Kosovo-Präsident Ibrahim Rugova (SZ 19.06.1999)
Erschienen in der SZ am 19.06.1999
Kosovo-Präsident Ibrahim Rugova: Die Zerstörung
einer Identität
Vom Westen verraten, von den Serben mißbraucht
Dem "Gandhi des Balkan" wurde übel mitgespielt - dennoch muß immer noch
mit ihm gerechnet werden / Von Antje Vollmer
Merkwürdig. Da war doch noch was. Da war doch noch jemand, der über
ein ganzes Jahrzehnt eine zentrale Figur im Kosovo gewesen war. Er fehlte
auf keinem Bild, bei keiner Demonstration, und jetzt scheint er wie vom
Erdboden verschluckt: Ibrahim Rugova, der Gandhi des Balkans, der
Führer des gewaltfreien Kampfes der Kosovo-Albaner.

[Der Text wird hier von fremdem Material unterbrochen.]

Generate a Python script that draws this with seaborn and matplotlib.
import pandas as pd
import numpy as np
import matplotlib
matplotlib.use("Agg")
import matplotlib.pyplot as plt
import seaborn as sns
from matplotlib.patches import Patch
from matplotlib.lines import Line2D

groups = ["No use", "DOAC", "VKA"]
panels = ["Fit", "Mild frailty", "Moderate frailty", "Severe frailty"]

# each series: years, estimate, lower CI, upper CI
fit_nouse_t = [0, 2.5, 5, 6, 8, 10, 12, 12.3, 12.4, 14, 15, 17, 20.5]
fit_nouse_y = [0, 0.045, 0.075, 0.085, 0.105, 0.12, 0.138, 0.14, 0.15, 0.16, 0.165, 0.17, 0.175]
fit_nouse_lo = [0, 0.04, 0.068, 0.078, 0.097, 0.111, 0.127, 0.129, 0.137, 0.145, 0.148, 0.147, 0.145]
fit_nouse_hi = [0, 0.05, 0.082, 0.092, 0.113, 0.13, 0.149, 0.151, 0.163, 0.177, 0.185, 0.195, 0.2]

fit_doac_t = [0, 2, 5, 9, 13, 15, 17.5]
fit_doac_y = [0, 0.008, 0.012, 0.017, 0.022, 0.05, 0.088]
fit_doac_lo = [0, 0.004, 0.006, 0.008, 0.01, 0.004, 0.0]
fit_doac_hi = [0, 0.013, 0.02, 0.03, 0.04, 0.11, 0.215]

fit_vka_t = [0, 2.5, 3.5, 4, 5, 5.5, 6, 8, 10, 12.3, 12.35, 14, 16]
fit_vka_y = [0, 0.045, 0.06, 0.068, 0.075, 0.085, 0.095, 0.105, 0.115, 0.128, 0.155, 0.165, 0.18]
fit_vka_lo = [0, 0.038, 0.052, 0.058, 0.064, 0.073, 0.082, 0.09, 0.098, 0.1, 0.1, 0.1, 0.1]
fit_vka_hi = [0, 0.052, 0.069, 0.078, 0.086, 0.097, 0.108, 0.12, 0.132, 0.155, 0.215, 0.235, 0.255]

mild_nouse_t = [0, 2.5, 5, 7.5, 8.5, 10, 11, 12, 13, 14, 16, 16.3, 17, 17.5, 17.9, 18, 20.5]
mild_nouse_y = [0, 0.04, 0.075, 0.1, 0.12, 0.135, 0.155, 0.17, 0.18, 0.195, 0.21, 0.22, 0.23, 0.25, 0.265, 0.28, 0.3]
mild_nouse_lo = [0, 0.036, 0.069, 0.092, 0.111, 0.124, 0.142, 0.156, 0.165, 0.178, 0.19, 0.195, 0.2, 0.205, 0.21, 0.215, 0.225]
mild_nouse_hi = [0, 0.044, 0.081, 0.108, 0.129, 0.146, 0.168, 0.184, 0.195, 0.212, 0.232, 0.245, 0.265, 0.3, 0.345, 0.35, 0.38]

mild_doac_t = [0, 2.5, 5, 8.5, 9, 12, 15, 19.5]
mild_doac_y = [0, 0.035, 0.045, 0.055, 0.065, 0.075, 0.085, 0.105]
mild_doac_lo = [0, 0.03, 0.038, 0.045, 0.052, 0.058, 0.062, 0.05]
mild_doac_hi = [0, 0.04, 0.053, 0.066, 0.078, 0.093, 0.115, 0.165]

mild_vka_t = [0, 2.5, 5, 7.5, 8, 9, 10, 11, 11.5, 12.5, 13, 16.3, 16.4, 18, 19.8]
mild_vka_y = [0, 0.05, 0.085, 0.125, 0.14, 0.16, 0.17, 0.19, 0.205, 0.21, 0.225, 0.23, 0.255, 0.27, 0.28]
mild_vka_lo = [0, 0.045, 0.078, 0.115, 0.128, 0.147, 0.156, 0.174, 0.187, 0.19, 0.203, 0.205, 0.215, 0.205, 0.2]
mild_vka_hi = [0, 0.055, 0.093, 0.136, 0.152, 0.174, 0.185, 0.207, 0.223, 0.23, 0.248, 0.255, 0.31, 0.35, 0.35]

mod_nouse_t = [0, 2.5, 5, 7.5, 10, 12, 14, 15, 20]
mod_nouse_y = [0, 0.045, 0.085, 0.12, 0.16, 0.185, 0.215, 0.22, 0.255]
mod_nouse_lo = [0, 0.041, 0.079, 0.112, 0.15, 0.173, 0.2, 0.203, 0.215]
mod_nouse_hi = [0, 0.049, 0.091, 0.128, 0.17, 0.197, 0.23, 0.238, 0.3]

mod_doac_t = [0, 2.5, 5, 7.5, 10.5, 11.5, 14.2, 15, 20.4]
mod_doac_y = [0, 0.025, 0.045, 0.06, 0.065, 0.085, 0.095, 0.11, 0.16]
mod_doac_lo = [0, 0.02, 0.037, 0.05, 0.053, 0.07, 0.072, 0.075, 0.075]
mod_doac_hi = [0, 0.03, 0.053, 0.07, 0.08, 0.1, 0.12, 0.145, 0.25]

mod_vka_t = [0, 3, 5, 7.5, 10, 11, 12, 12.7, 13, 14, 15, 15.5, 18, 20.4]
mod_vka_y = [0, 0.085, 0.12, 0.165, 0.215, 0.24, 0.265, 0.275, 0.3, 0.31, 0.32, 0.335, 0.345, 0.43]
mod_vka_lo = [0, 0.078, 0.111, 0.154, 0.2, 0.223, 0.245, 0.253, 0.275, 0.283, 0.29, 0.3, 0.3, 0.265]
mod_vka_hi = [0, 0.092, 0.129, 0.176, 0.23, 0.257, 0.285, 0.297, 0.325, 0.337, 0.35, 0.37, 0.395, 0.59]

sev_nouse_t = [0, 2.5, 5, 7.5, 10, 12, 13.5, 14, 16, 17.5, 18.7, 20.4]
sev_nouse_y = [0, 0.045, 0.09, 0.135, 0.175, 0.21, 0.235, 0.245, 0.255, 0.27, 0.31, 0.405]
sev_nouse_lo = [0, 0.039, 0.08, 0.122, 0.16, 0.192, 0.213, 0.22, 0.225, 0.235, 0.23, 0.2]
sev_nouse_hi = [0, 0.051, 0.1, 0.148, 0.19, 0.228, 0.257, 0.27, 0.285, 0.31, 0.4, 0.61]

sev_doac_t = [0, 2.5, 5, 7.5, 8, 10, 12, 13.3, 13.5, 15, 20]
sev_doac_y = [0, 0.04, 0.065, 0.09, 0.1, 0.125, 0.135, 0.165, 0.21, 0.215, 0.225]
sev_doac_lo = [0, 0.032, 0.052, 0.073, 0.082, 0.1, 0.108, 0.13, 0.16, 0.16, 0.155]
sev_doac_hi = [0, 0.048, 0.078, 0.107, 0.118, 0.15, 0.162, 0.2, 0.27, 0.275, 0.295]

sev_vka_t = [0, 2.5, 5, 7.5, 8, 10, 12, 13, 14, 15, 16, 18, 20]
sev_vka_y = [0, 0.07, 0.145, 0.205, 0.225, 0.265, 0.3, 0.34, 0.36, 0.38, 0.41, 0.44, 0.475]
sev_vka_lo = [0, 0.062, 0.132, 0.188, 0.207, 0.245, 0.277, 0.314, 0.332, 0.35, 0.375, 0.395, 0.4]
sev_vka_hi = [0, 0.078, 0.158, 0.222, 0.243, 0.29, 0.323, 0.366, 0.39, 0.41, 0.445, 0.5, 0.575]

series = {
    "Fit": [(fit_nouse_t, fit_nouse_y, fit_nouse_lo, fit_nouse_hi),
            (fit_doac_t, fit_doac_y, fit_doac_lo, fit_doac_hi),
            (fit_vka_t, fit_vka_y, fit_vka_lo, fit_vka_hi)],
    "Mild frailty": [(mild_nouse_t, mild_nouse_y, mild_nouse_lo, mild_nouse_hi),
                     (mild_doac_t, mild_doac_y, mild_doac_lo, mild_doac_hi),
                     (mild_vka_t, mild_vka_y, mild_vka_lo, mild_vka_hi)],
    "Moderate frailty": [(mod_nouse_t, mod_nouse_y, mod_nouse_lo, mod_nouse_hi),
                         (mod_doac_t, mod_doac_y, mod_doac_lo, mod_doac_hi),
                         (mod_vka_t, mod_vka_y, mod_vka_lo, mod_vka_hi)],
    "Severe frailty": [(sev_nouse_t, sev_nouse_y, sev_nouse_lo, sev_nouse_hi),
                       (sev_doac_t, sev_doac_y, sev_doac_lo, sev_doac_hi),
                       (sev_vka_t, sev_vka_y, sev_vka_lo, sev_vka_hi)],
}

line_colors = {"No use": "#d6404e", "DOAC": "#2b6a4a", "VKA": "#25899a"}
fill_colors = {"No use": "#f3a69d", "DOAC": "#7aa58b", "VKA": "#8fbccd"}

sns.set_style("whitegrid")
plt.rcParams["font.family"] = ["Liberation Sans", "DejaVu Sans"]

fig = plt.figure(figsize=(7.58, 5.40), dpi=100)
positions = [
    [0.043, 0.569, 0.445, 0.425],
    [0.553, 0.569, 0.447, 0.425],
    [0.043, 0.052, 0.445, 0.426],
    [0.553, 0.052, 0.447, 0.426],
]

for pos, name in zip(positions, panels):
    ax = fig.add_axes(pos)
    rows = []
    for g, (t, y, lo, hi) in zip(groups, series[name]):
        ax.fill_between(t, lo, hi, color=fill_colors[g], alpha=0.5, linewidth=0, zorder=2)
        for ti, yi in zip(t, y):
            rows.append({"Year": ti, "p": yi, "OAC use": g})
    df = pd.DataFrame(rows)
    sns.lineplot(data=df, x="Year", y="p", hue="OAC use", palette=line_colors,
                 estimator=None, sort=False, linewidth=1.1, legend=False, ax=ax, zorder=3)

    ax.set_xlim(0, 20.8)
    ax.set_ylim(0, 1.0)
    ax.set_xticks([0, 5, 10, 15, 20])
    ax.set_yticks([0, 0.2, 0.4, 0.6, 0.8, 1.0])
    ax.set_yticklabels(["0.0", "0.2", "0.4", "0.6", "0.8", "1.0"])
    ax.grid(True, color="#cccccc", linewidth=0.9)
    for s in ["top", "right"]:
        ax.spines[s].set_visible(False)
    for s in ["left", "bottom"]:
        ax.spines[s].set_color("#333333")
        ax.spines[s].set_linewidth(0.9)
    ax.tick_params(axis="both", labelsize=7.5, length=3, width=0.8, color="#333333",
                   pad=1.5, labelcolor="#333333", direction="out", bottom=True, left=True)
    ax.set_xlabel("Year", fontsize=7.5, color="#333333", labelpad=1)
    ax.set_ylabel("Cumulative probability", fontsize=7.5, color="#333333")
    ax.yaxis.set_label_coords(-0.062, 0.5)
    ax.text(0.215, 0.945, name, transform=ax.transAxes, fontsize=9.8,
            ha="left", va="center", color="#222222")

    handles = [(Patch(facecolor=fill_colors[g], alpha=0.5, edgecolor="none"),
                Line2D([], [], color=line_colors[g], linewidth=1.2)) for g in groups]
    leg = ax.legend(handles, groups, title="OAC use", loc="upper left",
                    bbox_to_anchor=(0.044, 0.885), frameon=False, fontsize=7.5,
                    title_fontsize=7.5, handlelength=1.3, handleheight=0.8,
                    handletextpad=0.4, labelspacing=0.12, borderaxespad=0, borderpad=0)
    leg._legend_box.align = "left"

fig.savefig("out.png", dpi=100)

Der Krieg hat ihn nicht gebraucht, und der Frieden braucht ihn offenbar
auch nicht. Schon in Rambouillet spielte Ibrahim Rugova nur noch eine
schattenhafte Rolle. Er habe meistens geschwiegen, wird berichtet. Länger
als alle anderen führenden Kosovaren blieb er nach Ausbruch der Kämpfe
und der Luftangriffe in Pristina, und das mit seiner gesamten Familie.

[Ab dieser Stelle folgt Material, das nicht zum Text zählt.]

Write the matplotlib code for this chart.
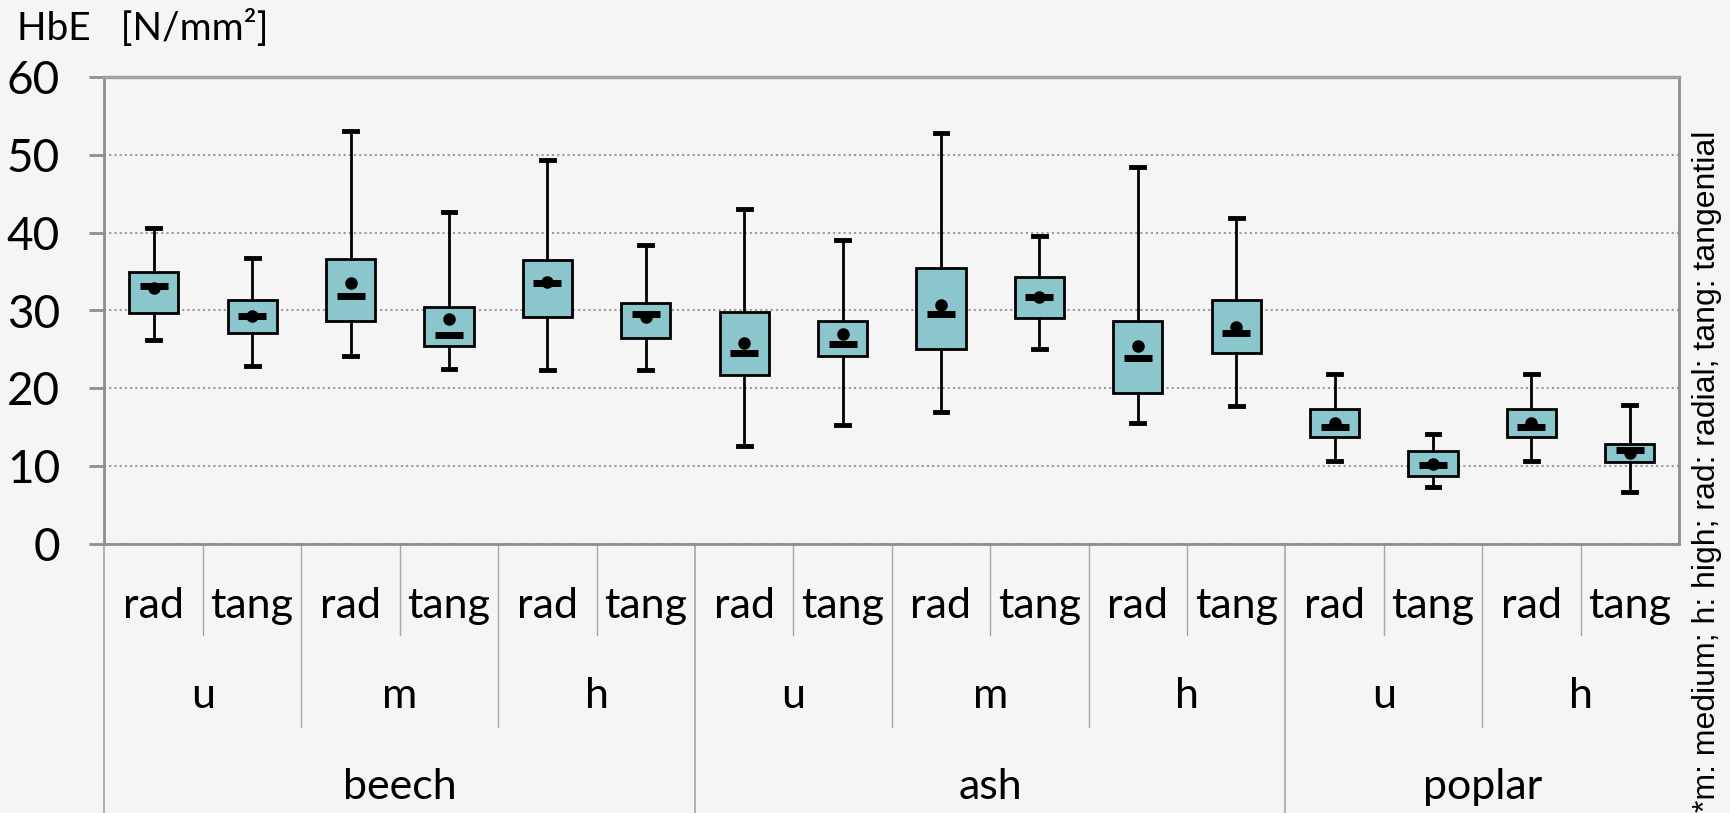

Ansehen in der westlichen Welt hat ihm das nicht verschafft. Die Politiker
verbreiten, er sei irgendwie gebrochen, nicht ganz Herr seiner Emotionen,
registriere nur bedingt die aktuelle Lage. Was ist wirklich los und was
geschah mit Ibrahim Rugova?
Es gab Irritationen und es gibt Fakten: Als persönliche Geisel von Milosevic
wurde Rugova wochenlang von schwerbewaffneter Serben-Miliz
vollkommen isoliert: "Ich bin ein Präsident ohne Volk." Er wurde zu einem
gespenstischen Treffen nach Belgrad gefahren, über das ein manipulierter
Bildermix - aktuelle Bilder, gekoppelt mit Bildern von Treffen, die Jahre
zurücklagen - verbreitet wurde. Es gibt auch mediale Kriegsverbrechen,
und die mißbräuchliche Vorführung einer Geisel im Fernsehen gehört dazu.
So begann die Zerstörung einer klaren Identität.

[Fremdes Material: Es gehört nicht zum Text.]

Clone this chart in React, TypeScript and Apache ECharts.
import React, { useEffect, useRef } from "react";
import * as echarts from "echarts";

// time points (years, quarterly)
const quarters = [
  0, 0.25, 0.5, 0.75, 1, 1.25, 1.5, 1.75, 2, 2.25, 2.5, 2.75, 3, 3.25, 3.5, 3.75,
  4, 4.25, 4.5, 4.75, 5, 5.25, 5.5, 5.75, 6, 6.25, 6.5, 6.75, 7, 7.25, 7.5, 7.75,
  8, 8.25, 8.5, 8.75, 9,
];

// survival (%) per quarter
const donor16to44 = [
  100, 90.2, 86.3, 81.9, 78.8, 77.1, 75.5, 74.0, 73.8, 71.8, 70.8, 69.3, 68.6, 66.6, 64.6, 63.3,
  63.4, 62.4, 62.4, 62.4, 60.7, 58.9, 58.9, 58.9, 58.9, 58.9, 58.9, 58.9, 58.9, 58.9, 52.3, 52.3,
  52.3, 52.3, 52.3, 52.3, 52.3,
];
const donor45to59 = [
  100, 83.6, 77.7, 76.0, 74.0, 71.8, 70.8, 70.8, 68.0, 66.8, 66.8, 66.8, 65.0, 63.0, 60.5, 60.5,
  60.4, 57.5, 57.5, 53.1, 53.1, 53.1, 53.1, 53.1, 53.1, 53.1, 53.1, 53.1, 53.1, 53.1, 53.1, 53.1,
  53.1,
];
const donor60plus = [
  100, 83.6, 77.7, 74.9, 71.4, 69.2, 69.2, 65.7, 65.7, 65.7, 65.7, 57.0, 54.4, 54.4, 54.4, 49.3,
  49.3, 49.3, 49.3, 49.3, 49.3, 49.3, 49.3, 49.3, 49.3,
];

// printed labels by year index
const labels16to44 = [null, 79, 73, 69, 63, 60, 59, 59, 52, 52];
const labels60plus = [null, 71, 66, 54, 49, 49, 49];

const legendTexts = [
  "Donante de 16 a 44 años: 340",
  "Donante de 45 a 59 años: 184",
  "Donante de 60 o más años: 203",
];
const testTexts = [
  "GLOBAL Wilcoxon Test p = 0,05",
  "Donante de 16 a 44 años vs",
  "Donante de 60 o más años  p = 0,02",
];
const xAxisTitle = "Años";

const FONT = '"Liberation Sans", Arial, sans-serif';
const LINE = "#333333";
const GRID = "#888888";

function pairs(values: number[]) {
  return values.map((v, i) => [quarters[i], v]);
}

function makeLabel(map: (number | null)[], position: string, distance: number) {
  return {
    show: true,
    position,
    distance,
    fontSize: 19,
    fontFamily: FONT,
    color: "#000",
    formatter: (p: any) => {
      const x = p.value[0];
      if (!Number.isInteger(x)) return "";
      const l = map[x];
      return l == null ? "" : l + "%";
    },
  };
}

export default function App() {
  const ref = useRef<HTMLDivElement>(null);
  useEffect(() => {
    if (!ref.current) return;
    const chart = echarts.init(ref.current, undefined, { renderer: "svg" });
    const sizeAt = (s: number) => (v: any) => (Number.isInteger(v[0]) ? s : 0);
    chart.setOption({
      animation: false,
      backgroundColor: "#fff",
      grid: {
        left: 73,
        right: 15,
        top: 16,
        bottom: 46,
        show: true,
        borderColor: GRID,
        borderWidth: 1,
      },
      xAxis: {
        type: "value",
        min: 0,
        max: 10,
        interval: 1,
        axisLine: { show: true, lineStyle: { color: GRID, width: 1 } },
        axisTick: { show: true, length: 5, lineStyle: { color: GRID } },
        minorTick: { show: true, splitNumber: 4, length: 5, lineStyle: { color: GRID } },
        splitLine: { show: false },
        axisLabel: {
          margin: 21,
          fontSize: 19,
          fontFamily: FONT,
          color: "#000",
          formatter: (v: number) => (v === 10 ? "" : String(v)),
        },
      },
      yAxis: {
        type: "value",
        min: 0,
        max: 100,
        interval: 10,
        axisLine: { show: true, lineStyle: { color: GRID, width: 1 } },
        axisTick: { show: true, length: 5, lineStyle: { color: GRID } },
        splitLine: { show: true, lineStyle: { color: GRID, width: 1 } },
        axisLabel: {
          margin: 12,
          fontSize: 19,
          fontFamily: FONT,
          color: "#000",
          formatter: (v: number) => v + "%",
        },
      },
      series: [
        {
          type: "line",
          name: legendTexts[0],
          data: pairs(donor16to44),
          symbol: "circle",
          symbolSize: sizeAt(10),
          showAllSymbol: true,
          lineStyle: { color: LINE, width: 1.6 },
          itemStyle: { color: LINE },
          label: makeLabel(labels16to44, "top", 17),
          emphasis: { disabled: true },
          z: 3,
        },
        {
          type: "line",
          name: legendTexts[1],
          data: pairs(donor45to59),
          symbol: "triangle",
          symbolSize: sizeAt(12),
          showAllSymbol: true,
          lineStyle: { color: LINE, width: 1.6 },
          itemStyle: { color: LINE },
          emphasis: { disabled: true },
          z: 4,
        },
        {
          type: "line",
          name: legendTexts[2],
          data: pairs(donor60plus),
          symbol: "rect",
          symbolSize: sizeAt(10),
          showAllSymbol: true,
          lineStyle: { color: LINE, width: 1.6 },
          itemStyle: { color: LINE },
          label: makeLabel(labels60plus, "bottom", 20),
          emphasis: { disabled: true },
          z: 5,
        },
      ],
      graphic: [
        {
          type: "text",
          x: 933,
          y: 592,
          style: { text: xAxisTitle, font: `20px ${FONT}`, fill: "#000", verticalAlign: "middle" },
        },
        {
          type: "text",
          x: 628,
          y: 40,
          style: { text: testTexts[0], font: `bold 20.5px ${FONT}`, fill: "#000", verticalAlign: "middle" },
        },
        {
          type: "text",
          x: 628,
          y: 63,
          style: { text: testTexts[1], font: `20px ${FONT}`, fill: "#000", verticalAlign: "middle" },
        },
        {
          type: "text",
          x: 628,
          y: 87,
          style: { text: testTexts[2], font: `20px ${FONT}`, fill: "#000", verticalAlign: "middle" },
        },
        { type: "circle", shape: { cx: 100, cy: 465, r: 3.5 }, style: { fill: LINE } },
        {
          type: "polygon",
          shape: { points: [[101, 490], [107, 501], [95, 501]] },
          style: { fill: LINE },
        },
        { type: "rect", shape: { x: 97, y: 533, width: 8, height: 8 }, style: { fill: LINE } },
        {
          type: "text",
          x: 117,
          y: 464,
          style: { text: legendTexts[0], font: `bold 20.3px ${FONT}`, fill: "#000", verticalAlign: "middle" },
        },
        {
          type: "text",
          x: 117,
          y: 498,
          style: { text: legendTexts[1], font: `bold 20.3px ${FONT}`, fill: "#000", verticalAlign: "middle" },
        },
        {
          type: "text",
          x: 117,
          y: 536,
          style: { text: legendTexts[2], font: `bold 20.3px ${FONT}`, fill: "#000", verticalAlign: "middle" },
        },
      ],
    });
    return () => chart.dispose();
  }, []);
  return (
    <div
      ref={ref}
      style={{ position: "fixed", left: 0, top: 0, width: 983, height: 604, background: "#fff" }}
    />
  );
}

Anfang Mai konnte Rugova endlich das Kosovo verlassen und über Belgrad
nach Rom reisen. Die Freilassung war von Monsignore Paglia vorbereitet
worden, dem Belgrader Vertreter der katholischen Laienorganisation Sant
Egidio. Anders als zu erwarten war, gab Rugova in Rom zunächst keine
Pressekonferenzen und aktuellen Interviews. Das gehörte, sonderbar
genug, offenbar zu den Bedingungen der Freilassung. Kurze Zeit später
erschien Rugova mit seiner gesamten Familie in Deutschland und erklärte,
bleiben zu wollen. Er absolvierte in kurzer Zeit Presse- und
Informationstermine beim Bundeskanzler, beim Außenminister und bei
anderen wichtigen Nato-Vertretern. Ebenso unvermutet wie er aufgetaucht
war, verabschiedete er sich dann wieder aus Deutschland. Das
Außenministerium erklärte, es habe unterschiedliche Einschätzungen
gegeben, wer die Mietkosten für das Haus übernehmen solle, in dem
Rugova mit seiner 16-köpfigen Familie untergebracht werden sollte. Die
Demokratische Liga des Kosovo (LDK) sagte, es habe Differenzen
gegeben, ob Rugova durch die deutsche Regierung Sicherheitsbewachung
erhält. Dies sei in Bonn abgelehnt worden mit dem polizeilichen Hinweis:
"Aus unseren Erkenntnissen resultiert, daß Sie derzeit nicht gefährdet sind.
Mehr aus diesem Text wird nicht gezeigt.